Recall (§B.1.3) that Hooke's Law defines a spring constant $ k$ as the applied force $ F$ divided by the spring displacement $ x$, or $ F = k x$. An elastic solid can be viewed as a bundle of ideal springs. Consider, for example, an ideal bar (a rectangular solid in which one dimension, usually its longest, is designated its length $ L$), and consider compression by $ \Delta L$ along the length dimension. The length of each spring in the bundle is the length of the bar, so that each spring constant $ k$ must be inversely proportional to $ L$; in particular, each doubling of length $ L$ doubles the length of each ``spring'' in the bundle, and therefore halves its stiffness. As a result, it is useful to normalize displacement $ \Delta L$ by length $ L$ and use relative displacement $ \Delta L/L$. We need displacement per unit length because we have a constant spring compliance per unit length.

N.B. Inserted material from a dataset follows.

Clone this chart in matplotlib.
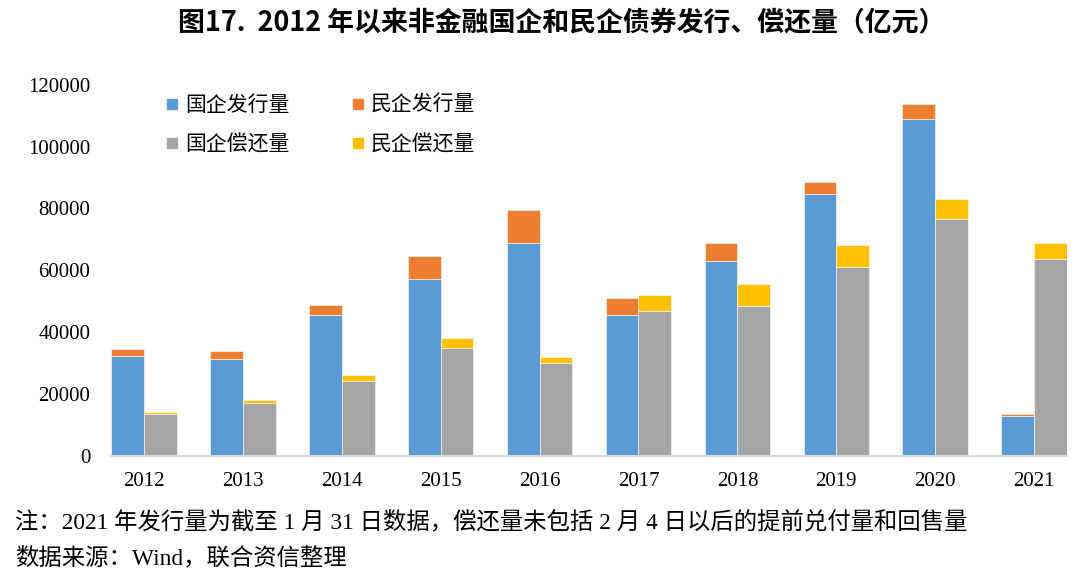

The number of springs in parallel is proportional to the cross-sectional area $ S$ of the bar. Therefore, the force applied to each spring is proportional to the total applied force $ F$ divided by the cross-sectional area $ S$. Thus, Hooke's law for each spring in the bundle can be written

$\displaystyle \frac{F}{S} = Y \frac{\Delta L}{L}
$

where $ Y$ is Young's modulus.

We may say that Young's modulus is the Hooke's-law spring constant for the spring made from a specifically cut section of the solid material, cut to length 1 and cross-sectional area 1. The shape of the cross-sectional area does not matter since all displacement is assumed to be longitudinal in this model.